Corey Berman has experienced life
during the initial boom of technology and now gets to see its effects in his
daily work in “electronic waste” or “e-waste.” “In the 1990s, recycling was
‘it’,” he tells me. When asked about how he found his path in the recycling
management business sector, he jokingly calls it his “illustrious recycling
industry.” It began many years ago as a work-study student at a small college
where it was his job to wheel out large cans from tomato sauce and put them
through a crusher to be recycled. This, he says, is where he became “environmentally
aware.” After many years of various jobs, both environmental and not, his
interest in recycling and other forms of sustainability ultimately led him to
apply for the open position that he currently holds at the University of
Vermont. It seems that he has found his niche.
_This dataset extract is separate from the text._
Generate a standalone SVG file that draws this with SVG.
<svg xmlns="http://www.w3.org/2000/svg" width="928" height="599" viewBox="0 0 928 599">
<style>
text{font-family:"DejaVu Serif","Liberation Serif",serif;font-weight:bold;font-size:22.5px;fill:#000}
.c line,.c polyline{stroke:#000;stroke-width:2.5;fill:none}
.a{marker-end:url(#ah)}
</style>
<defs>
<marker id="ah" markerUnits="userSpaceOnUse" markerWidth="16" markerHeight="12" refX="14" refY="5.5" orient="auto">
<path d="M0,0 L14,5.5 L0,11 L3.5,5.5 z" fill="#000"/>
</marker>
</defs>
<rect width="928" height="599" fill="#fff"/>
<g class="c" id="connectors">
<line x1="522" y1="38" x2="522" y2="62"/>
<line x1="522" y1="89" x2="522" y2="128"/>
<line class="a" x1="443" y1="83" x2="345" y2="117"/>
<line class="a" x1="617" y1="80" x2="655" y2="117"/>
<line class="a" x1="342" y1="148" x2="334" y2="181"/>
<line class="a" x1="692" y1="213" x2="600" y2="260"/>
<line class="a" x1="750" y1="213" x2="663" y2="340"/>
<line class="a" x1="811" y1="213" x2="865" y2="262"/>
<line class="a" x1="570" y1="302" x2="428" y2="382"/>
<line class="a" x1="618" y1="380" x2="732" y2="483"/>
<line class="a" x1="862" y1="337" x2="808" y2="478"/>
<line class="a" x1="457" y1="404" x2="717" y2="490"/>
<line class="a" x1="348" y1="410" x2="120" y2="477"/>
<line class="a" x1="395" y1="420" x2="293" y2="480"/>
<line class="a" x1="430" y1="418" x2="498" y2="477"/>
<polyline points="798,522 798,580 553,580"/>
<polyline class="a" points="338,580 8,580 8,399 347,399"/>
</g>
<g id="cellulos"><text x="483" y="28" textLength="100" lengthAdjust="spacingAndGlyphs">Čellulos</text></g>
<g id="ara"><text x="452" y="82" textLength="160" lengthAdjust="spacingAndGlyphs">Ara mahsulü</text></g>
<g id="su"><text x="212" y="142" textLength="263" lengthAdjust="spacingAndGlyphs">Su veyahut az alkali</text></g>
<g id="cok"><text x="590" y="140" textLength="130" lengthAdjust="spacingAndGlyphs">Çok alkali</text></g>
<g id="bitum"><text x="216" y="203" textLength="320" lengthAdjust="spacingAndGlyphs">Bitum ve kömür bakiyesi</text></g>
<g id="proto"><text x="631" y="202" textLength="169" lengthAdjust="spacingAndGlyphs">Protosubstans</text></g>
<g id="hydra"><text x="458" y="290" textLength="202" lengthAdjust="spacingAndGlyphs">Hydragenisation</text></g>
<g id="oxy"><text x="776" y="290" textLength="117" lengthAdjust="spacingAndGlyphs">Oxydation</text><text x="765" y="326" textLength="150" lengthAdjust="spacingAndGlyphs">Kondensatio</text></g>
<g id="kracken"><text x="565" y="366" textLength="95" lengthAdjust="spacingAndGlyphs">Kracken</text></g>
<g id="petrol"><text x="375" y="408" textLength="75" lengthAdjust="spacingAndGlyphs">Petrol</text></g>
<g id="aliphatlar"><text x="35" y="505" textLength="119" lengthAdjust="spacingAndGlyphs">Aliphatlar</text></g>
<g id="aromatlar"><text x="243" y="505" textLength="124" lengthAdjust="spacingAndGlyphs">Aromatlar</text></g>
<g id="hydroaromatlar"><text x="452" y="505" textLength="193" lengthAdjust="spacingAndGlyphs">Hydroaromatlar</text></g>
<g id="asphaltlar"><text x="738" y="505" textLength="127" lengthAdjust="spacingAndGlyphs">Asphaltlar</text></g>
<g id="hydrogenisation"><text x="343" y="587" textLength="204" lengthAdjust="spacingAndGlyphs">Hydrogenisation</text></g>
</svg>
There are 21 depositories found around
the University of Vermont campus specifically for “e-waste.” They are
convenient tall black or green boxes labeled TechnoTrash, with differing-shaped
holes on the front, located in residence halls, academic buildings, and the
Davis Student center on campus specifically designed for electronics recycling.
Once the cellphone enters the black box, it is dropped from the mind of the
former owner and into the hands of the university’s Recycling and Waste
Management team.
There are three processes to take
when working with “e-waste” at the university. The most common is, “student
waste which is about 85% of the electronics recovered and sent to Good Point
Recycle,” he says. He references the Technotrash bins in the Davis Center that
are collected by work-study students from the Office of Sustainability. When a
deceased cellphone is tossed into the collection bin, it mixes with the
computer parts, cords, iPods, and empty print cartridges. “4 or 5 years ago, we
didn’t deal with it [“e-waste”], but the times have changed,” he points out.
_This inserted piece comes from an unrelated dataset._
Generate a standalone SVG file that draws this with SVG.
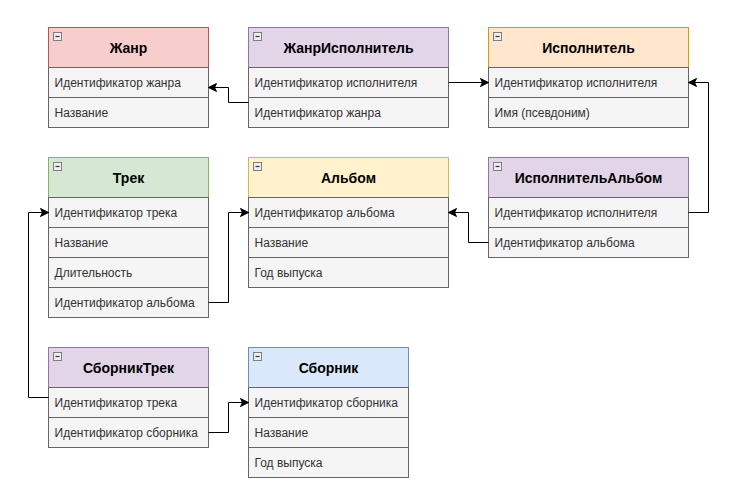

All of the “e-waste” is then carted to a trailer on campus that is collected by
a Middlebury-based company called Good Point Recycling.
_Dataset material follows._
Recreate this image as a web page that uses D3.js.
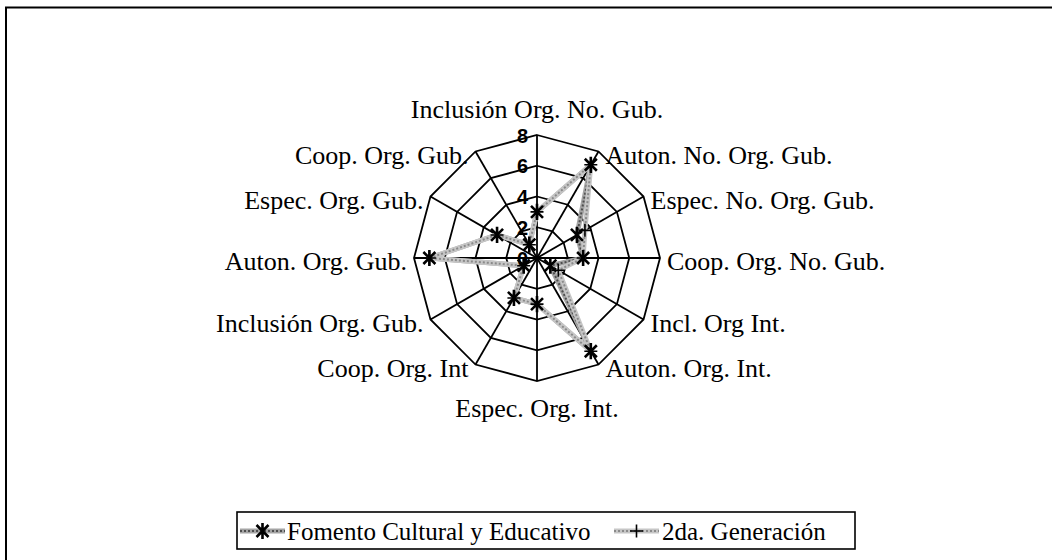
<!DOCTYPE html>
<html>
<head>
<meta charset="utf-8">
<script src="https://cdn.jsdelivr.net/npm/d3@7"></script>
<style>
  body { margin: 0; background: #fff; }
  svg { display: block; }
</style>
</head>
<body>
<div id="chart"></div>
<script>
// Chart data
const categories = [
    "Inclusión Org. No. Gub.", "Auton. No. Org. Gub.", "Espec. No. Org. Gub.",
    "Coop. Org. No. Gub.", "Incl. Org Int.", "Auton. Org. Int.",
    "Espec. Org. Int.", "Coop. Org. Int", "Inclusión Org. Gub.",
    "Auton. Org. Gub.", "Espec. Org. Gub.", "Coop. Org. Gub."
];
const fomento = [3, 7, 3, 3, 1, 7, 3, 3, 1, 7, 3, 1];
const segunda = [3, 7, 3.6, 3, 1.6, 7, 3, 3, 1, 7, 3, 1];
const seriesNames = ["Fomento Cultural y Educativo", "2da. Generación"];
const tickValues = [0, 2, 4, 6, 8];

const width = 1052, height = 560;
const cx = 537, cy = 258, R = 123;

const svg = d3.select("#chart").append("svg")
    .attr("width", width)
    .attr("height", height);

// outer frame (runs off the right / bottom edge)
svg.append("rect")
    .attr("x", 6).attr("y", 7.5)
    .attr("width", 1200).attr("height", 700)
    .attr("fill", "none")
    .attr("stroke", "#000")
    .attr("stroke-width", 2);

const g = svg.append("g")
    .attr("transform", "translate(" + cx + "," + cy + ")");

const r = d3.scaleLinear().domain([0, 8]).range([0, R]);
const angle = d3.scalePoint()
    .domain(d3.range(categories.length))
    .range([0, 2 * Math.PI * (categories.length - 1) / categories.length]);

const px = (i, v) => r(v) * Math.sin(angle(i));
const py = (i, v) => -r(v) * Math.cos(angle(i));

// grid rings
const ring = d3.lineRadial()
    .angle((d, i) => angle(i))
    .radius(d => r(d))
    .curve(d3.curveLinearClosed);

tickValues.filter(t => t > 0).forEach(function (t) {
    g.append("path")
        .attr("d", ring(categories.map(() => t)))
        .attr("fill", "none")
        .attr("stroke", "#000")
        .attr("stroke-width", 1.8);
});

// spokes
g.selectAll(".spoke")
    .data(categories)
    .enter().append("line")
    .attr("class", "spoke")
    .attr("x1", 0).attr("y1", 0)
    .attr("x2", (d, i) => px(i, 8))
    .attr("y2", (d, i) => py(i, 8))
    .attr("stroke", "#000")
    .attr("stroke-width", 1.8);

// category labels
g.selectAll(".cat")
    .data(categories)
    .enter().append("text")
    .attr("class", "cat")
    .attr("font-family", "'Liberation Serif', 'Times New Roman', serif")
    .attr("font-size", 26)
    .attr("fill", "#000")
    .each(function (d, i) {
        const x = px(i, 8), y = py(i, 8);
        const t = d3.select(this).text(d);
        if (i === 0) {
            t.attr("x", x).attr("y", y - 17).attr("text-anchor", "middle");
        } else if (i === 6) {
            t.attr("x", x).attr("y", y + 36).attr("text-anchor", "middle");
        } else if (i < 6) {
            t.attr("x", x + 7).attr("y", y + 3).attr("dy", "0.35em").attr("text-anchor", "start");
        } else {
            t.attr("x", x - 7).attr("y", y + 3).attr("dy", "0.35em").attr("text-anchor", "end");
        }
    });

// series lines
const seriesLine = d3.lineRadial()
    .angle((d, i) => angle(i))
    .radius(d => r(d))
    .curve(d3.curveLinearClosed);

const styles = [
    { base: "#a4a4a4", dots: "#4e4e4e" },
    { base: "#c6c6c6", dots: "#8a8a8a" }
];

[fomento, segunda].forEach(function (s, k) {
    g.append("path")
        .attr("d", seriesLine(s))
        .attr("fill", "none")
        .attr("stroke", styles[k].base)
        .attr("stroke-width", 5)
        .attr("stroke-linejoin", "round");
    g.append("path")
        .attr("d", seriesLine(s))
        .attr("fill", "none")
        .attr("stroke", styles[k].dots)
        .attr("stroke-width", 2)
        .attr("stroke-dasharray", "2,2");
});

// markers
function asterisk(sel, s) {
    sel.append("path")
        .attr("d", "M" + (-s) + "," + (-s) + "L" + s + "," + s +
            "M" + (-s) + "," + s + "L" + s + "," + (-s) +
            "M0," + (-s * 1.35) + "L0," + (s * 1.35))
        .attr("stroke", "#000")
        .attr("stroke-width", 2.6)
        .attr("fill", "none");
}
function plus(sel, s) {
    sel.append("path")
        .attr("d", "M" + (-s) + ",0L" + s + ",0M0," + (-s) + "L0," + s)
        .attr("stroke", "#000")
        .attr("stroke-width", 1.6)
        .attr("fill", "none");
}

fomento.forEach(function (v, i) {
    asterisk(g.append("g").attr("transform", "translate(" + px(i, v) + "," + py(i, v) + ")"), 6);
});
segunda.forEach(function (v, i) {
    plus(g.append("g").attr("transform", "translate(" + px(i, v) + "," + py(i, v) + ")"), 6.5);
});

// radial tick labels
g.selectAll(".tick")
    .data(tickValues)
    .enter().append("text")
    .attr("class", "tick")
    .attr("x", -9)
    .attr("y", d => -r(d))
    .attr("dy", "0.38em")
    .attr("text-anchor", "end")
    .attr("font-family", "'Liberation Sans', Arial, sans-serif")
    .attr("font-weight", "bold")
    .attr("font-size", 20)
    .text(d => d);

// legend
const legend = svg.append("g");
legend.append("rect")
    .attr("x", 237).attr("y", 512)
    .attr("width", 618).attr("height", 37)
    .attr("fill", "#fff")
    .attr("stroke", "#000")
    .attr("stroke-width", 1.6);

const legendItems = [
    { x: 240, textX: 287, marker: asterisk, size: 6 },
    { x: 614, textX: 662, marker: plus, size: 6.5 }
];
legendItems.forEach(function (it, k) {
    const ly = 531;
    legend.append("line")
        .attr("x1", it.x).attr("x2", it.x + 45)
        .attr("y1", ly).attr("y2", ly)
        .attr("stroke", styles[k].base)
        .attr("stroke-width", 5);
    legend.append("line")
        .attr("x1", it.x).attr("x2", it.x + 45)
        .attr("y1", ly).attr("y2", ly)
        .attr("stroke", styles[k].dots)
        .attr("stroke-width", 2)
        .attr("stroke-dasharray", "2,2");
    it.marker(legend.append("g").attr("transform", "translate(" + (it.x + 22.5) + "," + ly + ")"), it.size);
    legend.append("text")
        .attr("x", it.textX)
        .attr("y", ly)
        .attr("dy", "0.35em")
        .attr("font-family", "'Liberation Serif', 'Times New Roman', serif")
        .attr("font-size", 25)
        .text(seriesNames[k]);
});
</script>
</body>
</html>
“Electronics diversion for last year was 25.31 tons, that's
about 50,000 lbs., collected for recycling,” Berman says. The average is about
3 tons per month with that number increasing when students are on campus and
decreasing over the summer months and during December and January over winter
break. The current overall recycling rate at the University of Vermont is just
under 44%. That represents the percentage of overall materials that was
diverted from the landfill and that is from fiscal year 2012-2013. Not just
bottles and cans and paper, but everything else such as food waste and
electronics, etc. Once the electronics reach Good Point Recycling, this
progressive business then dissects the waste, sorts it, and organizes it into
bulk containers to be sold back to companies that will reuse the parts
sustainably.
Corey’s enthusiasm for his job is
apparent as he tells me about how Vermont is such a special example when it
comes to progressive recycling infrastructure, on par with other cities like
Boulder, Colorado and San Francisco, California. Over the last ten years, the
university has increased by about 200 students a year, yet the amount of waste
generated has stayed stable. “Recycling has gradually increased, which is
good,” he says, “but ideally you’d see it go down, meaning less products are
being used.” It seems as if this type of information would bother Corey,
meaning less work for him. “There’s a saying in our office,” Corey says
enthusiastically, “that we eventually want to put ourselves out of work.”